Tuesday, May 09, 2006

Comatose patients are often inaccurately portrayed in movies and television:
A coma is a deep state of unconsciousness in which individuals are alive but unable to consciously respond to their environment. Comas can result from injuries, such as head trauma or stroke, or from complications of an illness like multiple sclerosis.

Comatose patients sometimes have the ability to move and respond to external stimuli. They can often smile, open their eyes, and even appear to have the desire speak...

The movie patients are also portrayed as "sleeping beauties" whose eyes are often closed. They generally look well groomed with good coloring and complexion.
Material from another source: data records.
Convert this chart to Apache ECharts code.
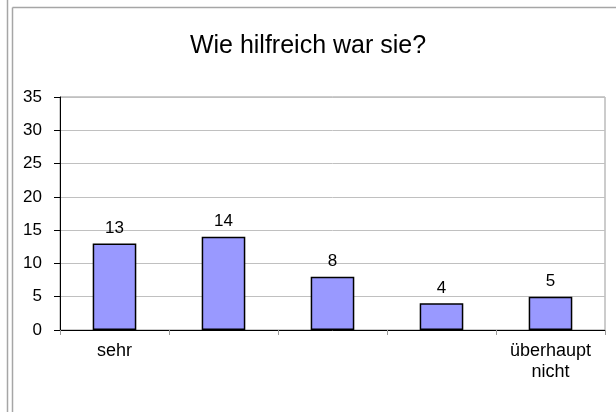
<!DOCTYPE html>
<html>
<head>
<meta charset="utf-8">
<script src="https://cdn.jsdelivr.net/npm/echarts@6/dist/echarts.min.js"></script>
<style>
html,body{margin:0;padding:0;background:#fff;}
#c{width:616px;height:412px;}
</style>
</head>
<body>
<div id="c"></div>
<script>
const titleText = "Wie hilfreich war sie?";
const categories = ["sehr", "", "", "", "überhaupt\nnicht"];
const values = [13, 14, 8, 4, 5];
const yTicks = { min: 0, max: 35, interval: 5 };

const chart = echarts.init(document.getElementById('c'), null, { renderer: 'canvas' });
const font = '"Liberation Sans", Arial, sans-serif';
chart.setOption({
  animation: false,
  backgroundColor: '#ffffff',
  title: {
    text: titleText,
    left: 303, top: 29, textAlign: 'center',
    textStyle: { fontFamily: font, fontSize: 25, fontWeight: 'normal', color: '#000' }
  },
  graphic: [
    { type: 'line', shape: { x1: 7.5, y1: 0, x2: 7.5, y2: 412 }, style: { stroke: '#a6a6a6', lineWidth: 1.5 } },
    { type: 'line', shape: { x1: 12.5, y1: 7.5, x2: 12.5, y2: 412 }, style: { stroke: '#a6a6a6', lineWidth: 1.5 } },
    { type: 'line', shape: { x1: 12.5, y1: 7.5, x2: 616, y2: 7.5 }, style: { stroke: '#a6a6a6', lineWidth: 1.5 } }
  ],
  grid: {
    left: 60, right: 11, top: 97, bottom: 82,
    show: true, borderColor: '#999', borderWidth: 1, backgroundColor: 'transparent'
  },
  xAxis: {
    type: 'category',
    data: categories,
    boundaryGap: true,
    axisLine: { show: true, lineStyle: { color: '#000', width: 1 } },
    axisTick: { show: true, alignWithLabel: false, length: 5, lineStyle: { color: '#999' } },
    axisLabel: { fontFamily: font, fontSize: 18, color: '#000', margin: 11, lineHeight: 21, interval: 0 }
  },
  yAxis: {
    type: 'value',
    min: yTicks.min, max: yTicks.max, interval: yTicks.interval,
    axisLine: { show: true, lineStyle: { color: '#000', width: 1 } },
    axisTick: { show: true, length: 6, lineStyle: { color: '#000' } },
    axisLabel: { fontFamily: font, fontSize: 17, color: '#000', margin: 18 },
    splitLine: { show: true, lineStyle: { color: '#c0c0c0', width: 1 } }
  },
  series: [{
    type: 'bar',
    data: values,
    barWidth: '40%',
    itemStyle: { color: '#9999ff', borderColor: '#000', borderWidth: 1.5 },
    label: { show: true, position: 'top', distance: 7, fontFamily: font, fontSize: 17, color: '#000' }
  }]
});
</script>
</body>
</html>
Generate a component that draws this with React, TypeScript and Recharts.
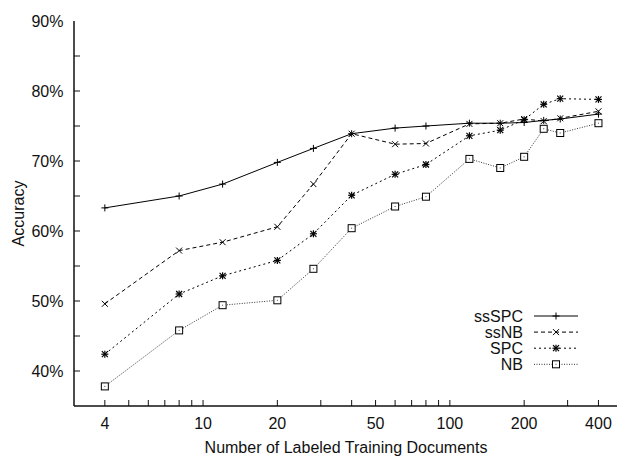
import { LineChart, Line, XAxis, YAxis, Legend } from 'recharts';

// number of labeled training documents (log axis)
const docs = [4, 8, 12, 20, 28, 40, 60, 80, 120, 160, 200, 240, 280, 400];

// accuracy in %
const ssSPC = [63.3, 65.0, 66.7, 69.8, 71.8, 73.9, 74.7, 75.0, 75.4, 75.4, 75.5, 75.8, 76.0, 76.7];
const ssNB = [49.6, 57.2, 58.4, 60.6, 66.7, 73.9, 72.4, 72.5, 75.3, 75.4, 76.0, 75.7, 76.1, 77.1];
const SPC = [42.4, 51.0, 53.6, 55.8, 59.6, 65.1, 68.1, 69.5, 73.6, 74.4, 75.9, 78.1, 78.9, 78.8];
const NB = [37.8, 45.8, 49.4, 50.1, 54.6, 60.4, 63.5, 64.9, 70.3, 69.0, 70.6, 74.6, 74.0, 75.4];

const xTicks = [4, 5, 6, 7, 8, 9, 10, 20, 30, 40, 50, 60, 70, 80, 90, 100, 200, 300, 400];
const xLabels = [4, 10, 20, 50, 100, 200, 400];
const yTicks = [40, 45, 50, 55, 60, 65, 70, 75, 80, 85, 90];
const yLabels = [40, 50, 60, 70, 80, 90];

const data = docs.map((d, i) => ({
  docs: d,
  ssSPC: ssSPC[i],
  ssNB: ssNB[i],
  SPC: SPC[i],
  NB: NB[i],
}));

const FONT = '"Liberation Sans", Arial, Helvetica, sans-serif';
const INK = '#111';
const TICK = 6;

type Shape = 'plus' | 'cross' | 'star' | 'box';

const series: { key: string; dash?: string; shape: Shape; color: string }[] = [
  { key: 'ssSPC', shape: 'plus', color: '#000' },
  { key: 'ssNB', dash: '4 3', shape: 'cross', color: '#000' },
  { key: 'SPC', dash: '2 3', shape: 'star', color: '#000' },
  { key: 'NB', dash: '1 1.5', shape: 'box', color: '#333' },
];

function Marker({ cx, cy, shape }: { cx: number; cy: number; shape: Shape }) {
  if (cx == null || cy == null) return null;
  const r = 3.5;
  const c = 3;
  const common = { stroke: '#000', strokeWidth: 1, strokeDasharray: 'none' };
  if (shape === 'plus') {
    return (
      <g {...common}>
        <line x1={cx - r} x2={cx + r} y1={cy} y2={cy} />
        <line x1={cx} x2={cx} y1={cy - r} y2={cy + r} />
      </g>
    );
  }
  if (shape === 'cross') {
    return (
      <g {...common}>
        <line x1={cx - c} x2={cx + c} y1={cy - c} y2={cy + c} />
        <line x1={cx - c} x2={cx + c} y1={cy + c} y2={cy - c} />
      </g>
    );
  }
  if (shape === 'star') {
    return (
      <g {...common} strokeWidth={1.2}>
        <line x1={cx - r} x2={cx + r} y1={cy} y2={cy} />
        <line x1={cx} x2={cx} y1={cy - r} y2={cy + r} />
        <line x1={cx - c} x2={cx + c} y1={cy - c} y2={cy + c} />
        <line x1={cx - c} x2={cx + c} y1={cy + c} y2={cy - c} />
      </g>
    );
  }
  return (
    <g>
      <rect x={cx - r} y={cy - r} width={2 * r} height={2 * r} fill="#fff" {...common} />
      <rect x={cx - 0.5} y={cy - 0.5} width={1} height={1} fill="#444" />
    </g>
  );
}

const labelStyle = { fontFamily: FONT, fontSize: 16, fill: INK };

const BottomTick = (p: any) => {
  const v = p.payload.value;
  return (
    <g>
      <line x1={p.x} x2={p.x} y1={p.y} y2={p.y - TICK} stroke={INK} />
      {xLabels.includes(v) && (
        <text x={p.x} y={p.y + 22.7} textAnchor="middle" style={labelStyle}>
          {v}
        </text>
      )}
    </g>
  );
};

const TopTick = (p: any) => (
  <line x1={p.x} x2={p.x} y1={p.y} y2={p.y + TICK} stroke={INK} />
);

const LeftTick = (p: any) => {
  const v = p.payload.value;
  return (
    <g>
      {v < 90 && <line x1={p.x} x2={p.x + TICK} y1={p.y} y2={p.y} stroke={INK} />}
      {yLabels.includes(v) && (
        <text x={p.x - 10.5} y={p.y + 6} textAnchor="end" style={labelStyle}>
          {v}%
        </text>
      )}
    </g>
  );
};

const RightTick = (p: any) => (
  <line x1={p.x} x2={p.x - TICK} y1={p.y} y2={p.y} stroke={INK} />
);

const order = (k: string) => series.findIndex((s) => s.key === k);

const renderLegend = (props: any) => {
  const rows = [...(props.payload ?? [])].sort((a: any, b: any) => order(a.dataKey) - order(b.dataKey));
  return (
    <svg width={130} height={70} style={{ display: 'block', overflow: 'visible' }}>
      {rows.map((entry: any, i: number) => {
        const s = series.find((x) => x.key === entry.dataKey) ?? series[0];
        const y = 8 + i * 16.1;
        return (
          <g key={s.key}>
            <text x={53} y={y + 5.7} textAnchor="end" style={labelStyle}>
              {entry.value}
            </text>
            <line x1={64} x2={108} y1={y} y2={y} stroke={s.color} strokeDasharray={s.dash} />
            <Marker cx={86} cy={y} shape={s.shape} />
          </g>
        );
      })}
    </svg>
  );
};

export default function App() {
  return (
    <div
      style={{
        position: 'absolute',
        left: 0,
        top: 0,
        width: 617,
        height: 456,
        overflow: 'hidden',
        background: '#fff',
      }}
    >
      <LineChart width={630} height={456} data={data} margin={{ top: 21, right: 12, bottom: 0, left: 0 }}>
        <XAxis
          dataKey="docs"
          type="number"
          scale="log"
          domain={[3, 480]}
          allowDataOverflow
          ticks={xTicks}
          interval={0}
          height={50}
          tickSize={0}
          tickMargin={0}
          tickLine={false}
          tick={BottomTick}
          axisLine={{ stroke: INK, strokeWidth: 1.5 }}
          label={(p: any) => {
            const vb = p.viewBox;
            return (
              <text x={vb.x + vb.width / 2} y={452.5} textAnchor="middle" style={labelStyle}>
                Number of Labeled Training Documents
              </text>
            );
          }}
        />
        <XAxis
          xAxisId="top"
          orientation="top"
          dataKey="docs"
          type="number"
          scale="log"
          domain={[3, 480]}
          allowDataOverflow
          ticks={xTicks}
          interval={0}
          height={0}
          tickSize={0}
          tickMargin={0}
          tickLine={false}
          tick={TopTick}
          axisLine={{ stroke: INK, strokeWidth: 1.5 }}
        />
        <YAxis
          type="number"
          domain={[35, 90]}
          allowDataOverflow
          ticks={yTicks}
          interval={0}
          width={74}
          tickSize={0}
          tickMargin={0}
          tickLine={false}
          tick={LeftTick}
          axisLine={{ stroke: INK, strokeWidth: 1.5 }}
          label={(p: any) => {
            const vb = p.viewBox;
            const cy = vb.y + vb.height / 2;
            return (
              <text
                x={24}
                y={cy}
                textAnchor="middle"
                transform={`rotate(-90 24 ${cy})`}
                style={labelStyle}
              >
                Accuracy
              </text>
            );
          }}
        />
        <YAxis
          yAxisId="right"
          orientation="right"
          type="number"
          domain={[35, 90]}
          allowDataOverflow
          ticks={yTicks}
          interval={0}
          width={0}
          tickSize={0}
          tickMargin={0}
          tickLine={false}
          tick={RightTick}
          axisLine={{ stroke: INK, strokeWidth: 1.5 }}
        />
        <Legend
          layout="vertical"
          align="center"
          verticalAlign="middle"
          content={renderLegend}
          wrapperStyle={{ left: 470, top: 307.7, width: 130, height: 70 }}
        />
        {series.map((s) => (
          <Line
            key={s.key}
            dataKey={s.key}
            name={s.key}
            type="linear"
            stroke={s.color}
            strokeWidth={1}
            strokeDasharray={s.dash}
            isAnimationActive={false}
            activeDot={false}
            dot={(p: any) => <Marker key={`${s.key}-${p.index}`} cx={p.cx} cy={p.cy} shape={s.shape} />}
          />
        ))}
      </LineChart>
    </div>
  );
}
There are typically no feeding tubes, and the patients seem to somehow suffer no loss of muscle tone.

In a similar study published in the British Medical Journal last year, American soap operas were shown to paint an improbably rosy picture of coma patients, too.

Only 8 percent of comatose patients in soap operas died compared with the real life 50-percent death rate, the researchers of that study said. And those who survived fully recovered, whereas realistically just one in 10 regain their previous health—usually after months of intense rehabilitation, said the authors...

"We are concerned that these movies can often be misinterpreted as realistic representations, especially in the wake of the Terri Schiavo tragedy and public debate," [Mayo Clinic neurologist Dr. Eelco] Wijdicks said.